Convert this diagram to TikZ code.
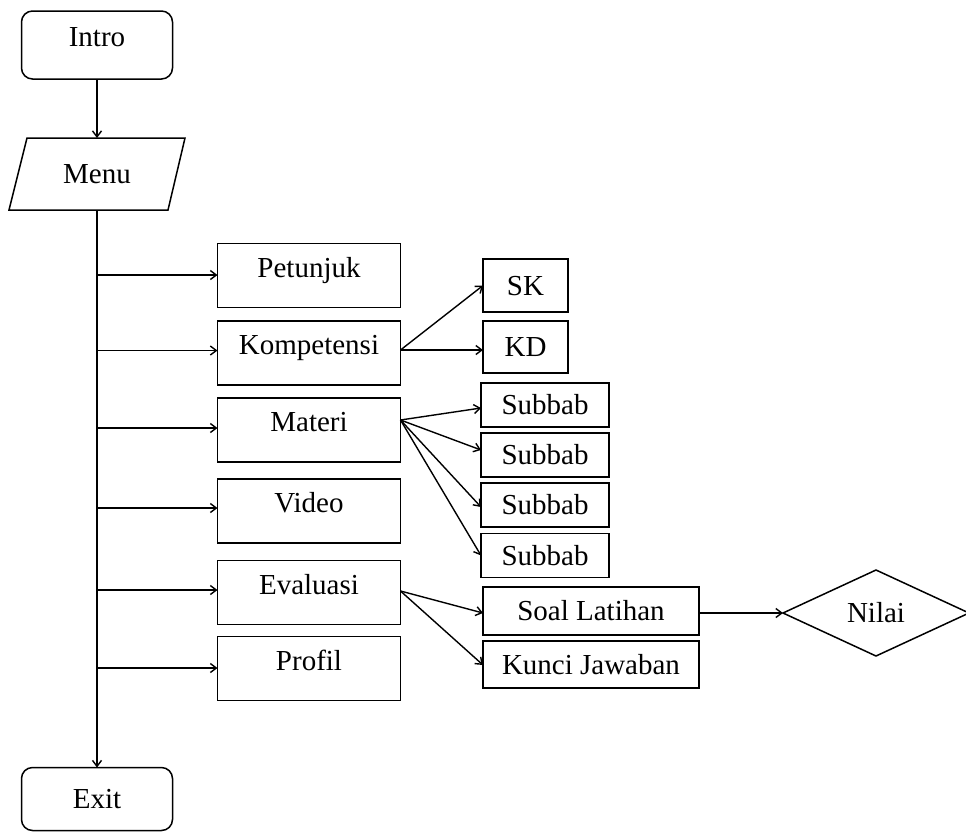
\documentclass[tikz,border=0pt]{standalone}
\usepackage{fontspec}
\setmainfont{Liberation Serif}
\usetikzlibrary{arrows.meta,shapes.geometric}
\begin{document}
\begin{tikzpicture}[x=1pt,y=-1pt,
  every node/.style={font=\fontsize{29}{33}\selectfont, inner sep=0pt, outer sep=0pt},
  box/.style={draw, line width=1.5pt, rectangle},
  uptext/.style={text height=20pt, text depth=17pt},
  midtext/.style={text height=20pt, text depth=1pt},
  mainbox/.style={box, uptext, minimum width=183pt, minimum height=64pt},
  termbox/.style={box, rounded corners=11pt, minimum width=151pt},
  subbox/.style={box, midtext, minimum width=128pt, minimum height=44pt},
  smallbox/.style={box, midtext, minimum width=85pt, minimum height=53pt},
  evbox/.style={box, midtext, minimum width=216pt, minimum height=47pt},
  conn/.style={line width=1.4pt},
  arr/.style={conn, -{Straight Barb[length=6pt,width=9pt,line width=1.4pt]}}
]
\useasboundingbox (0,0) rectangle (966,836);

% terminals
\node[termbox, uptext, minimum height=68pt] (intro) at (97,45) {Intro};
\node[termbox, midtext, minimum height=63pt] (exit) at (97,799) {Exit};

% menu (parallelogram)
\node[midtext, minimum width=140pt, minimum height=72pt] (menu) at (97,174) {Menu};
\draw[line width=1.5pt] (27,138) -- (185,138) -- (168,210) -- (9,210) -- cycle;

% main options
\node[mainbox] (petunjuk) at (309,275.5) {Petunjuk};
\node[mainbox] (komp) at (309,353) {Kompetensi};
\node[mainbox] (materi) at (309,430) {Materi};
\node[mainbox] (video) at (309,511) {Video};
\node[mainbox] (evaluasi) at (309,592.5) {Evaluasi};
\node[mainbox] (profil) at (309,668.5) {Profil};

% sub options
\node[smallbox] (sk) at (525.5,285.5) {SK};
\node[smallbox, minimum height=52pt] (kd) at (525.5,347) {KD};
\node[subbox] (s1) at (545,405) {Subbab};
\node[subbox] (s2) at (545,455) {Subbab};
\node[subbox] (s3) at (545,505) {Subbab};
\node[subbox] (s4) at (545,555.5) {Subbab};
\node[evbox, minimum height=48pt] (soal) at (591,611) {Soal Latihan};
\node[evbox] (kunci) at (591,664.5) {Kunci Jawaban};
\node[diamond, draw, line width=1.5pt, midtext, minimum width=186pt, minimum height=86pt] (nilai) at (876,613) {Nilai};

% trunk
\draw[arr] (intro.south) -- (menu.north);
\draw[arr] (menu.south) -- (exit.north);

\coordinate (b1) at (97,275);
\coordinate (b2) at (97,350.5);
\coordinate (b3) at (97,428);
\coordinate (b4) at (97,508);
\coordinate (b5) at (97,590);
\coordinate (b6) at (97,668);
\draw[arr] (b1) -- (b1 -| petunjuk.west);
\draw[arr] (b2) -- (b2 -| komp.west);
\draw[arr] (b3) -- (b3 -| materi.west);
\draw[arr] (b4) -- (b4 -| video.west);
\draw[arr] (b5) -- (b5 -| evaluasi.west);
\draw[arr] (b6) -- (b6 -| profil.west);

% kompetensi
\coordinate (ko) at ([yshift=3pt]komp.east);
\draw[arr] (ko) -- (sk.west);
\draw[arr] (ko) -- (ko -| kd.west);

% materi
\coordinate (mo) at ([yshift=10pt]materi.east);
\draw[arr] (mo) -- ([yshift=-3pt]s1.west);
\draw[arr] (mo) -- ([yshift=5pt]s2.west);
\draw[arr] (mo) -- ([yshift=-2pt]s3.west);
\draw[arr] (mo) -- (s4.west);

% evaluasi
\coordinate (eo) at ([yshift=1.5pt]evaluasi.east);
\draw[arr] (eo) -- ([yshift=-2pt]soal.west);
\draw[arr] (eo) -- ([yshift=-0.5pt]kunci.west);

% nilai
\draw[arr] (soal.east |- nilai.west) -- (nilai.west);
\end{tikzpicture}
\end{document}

_ _ _ _

» **Job**:
Restate the data above word for word. Skip every picture.

» **The response**:
Convert this diagram to TikZ code.
\documentclass[tikz,border=0pt]{standalone}
\usepackage{fontspec}
\setmainfont{Liberation Serif}
\usetikzlibrary{arrows.meta,shapes.geometric}
\begin{document}
\begin{tikzpicture}[x=1pt,y=-1pt,
  every node/.style={font=\fontsize{29}{33}\selectfont, inner sep=0pt, outer sep=0pt},
  box/.style={draw, line width=1.5pt, rectangle},
  uptext/.style={text height=20pt, text depth=17pt},
  midtext/.style={text height=20pt, text depth=1pt},
  mainbox/.style={box, uptext, minimum width=183pt, minimum height=64pt},
  termbox/.style={box, rounded corners=11pt, minimum width=151pt},
  subbox/.style={box, midtext, minimum width=128pt, minimum height=44pt},
  smallbox/.style={box, midtext, minimum width=85pt, minimum height=53pt},
  evbox/.style={box, midtext, minimum width=216pt, minimum height=47pt},
  conn/.style={line width=1.4pt},
  arr/.style={conn, -{Straight Barb[length=6pt,width=9pt,line width=1.4pt]}}
]
\useasboundingbox (0,0) rectangle (966,836);

% terminals
\node[termbox, uptext, minimum height=68pt] (intro) at (97,45) {Intro};
\node[termbox, midtext, minimum height=63pt] (exit) at (97,799) {Exit};

% menu (parallelogram)
\node[midtext, minimum width=140pt, minimum height=72pt] (menu) at (97,174) {Menu};
\draw[line width=1.5pt] (27,138) -- (185,138) -- (168,210) -- (9,210) -- cycle;

% main options
\node[mainbox] (petunjuk) at (309,275.5) {Petunjuk};
\node[mainbox] (komp) at (309,353) {Kompetensi};
\node[mainbox] (materi) at (309,430) {Materi};
\node[mainbox] (video) at (309,511) {Video};
\node[mainbox] (evaluasi) at (309,592.5) {Evaluasi};
\node[mainbox] (profil) at (309,668.5) {Profil};

% sub options
\node[smallbox] (sk) at (525.5,285.5) {SK};
\node[smallbox, minimum height=52pt] (kd) at (525.5,347) {KD};
\node[subbox] (s1) at (545,405) {Subbab};
\node[subbox] (s2) at (545,455) {Subbab};
\node[subbox] (s3) at (545,505) {Subbab};
\node[subbox] (s4) at (545,555.5) {Subbab};
\node[evbox, minimum height=48pt] (soal) at (591,611) {Soal Latihan};
\node[evbox] (kunci) at (591,664.5) {Kunci Jawaban};
\node[diamond, draw, line width=1.5pt, midtext, minimum width=186pt, minimum height=86pt] (nilai) at (876,613) {Nilai};

% trunk
\draw[arr] (intro.south) -- (menu.north);
\draw[arr] (menu.south) -- (exit.north);

\coordinate (b1) at (97,275);
\coordinate (b2) at (97,350.5);
\coordinate (b3) at (97,428);
\coordinate (b4) at (97,508);
\coordinate (b5) at (97,590);
\coordinate (b6) at (97,668);
\draw[arr] (b1) -- (b1 -| petunjuk.west);
\draw[arr] (b2) -- (b2 -| komp.west);
\draw[arr] (b3) -- (b3 -| materi.west);
\draw[arr] (b4) -- (b4 -| video.west);
\draw[arr] (b5) -- (b5 -| evaluasi.west);
\draw[arr] (b6) -- (b6 -| profil.west);

% kompetensi
\coordinate (ko) at ([yshift=3pt]komp.east);
\draw[arr] (ko) -- (sk.west);
\draw[arr] (ko) -- (ko -| kd.west);

% materi
\coordinate (mo) at ([yshift=10pt]materi.east);
\draw[arr] (mo) -- ([yshift=-3pt]s1.west);
\draw[arr] (mo) -- ([yshift=5pt]s2.west);
\draw[arr] (mo) -- ([yshift=-2pt]s3.west);
\draw[arr] (mo) -- (s4.west);

% evaluasi
\coordinate (eo) at ([yshift=1.5pt]evaluasi.east);
\draw[arr] (eo) -- ([yshift=-2pt]soal.west);
\draw[arr] (eo) -- ([yshift=-0.5pt]kunci.west);

% nilai
\draw[arr] (soal.east |- nilai.west) -- (nilai.west);
\end{tikzpicture}
\end{document}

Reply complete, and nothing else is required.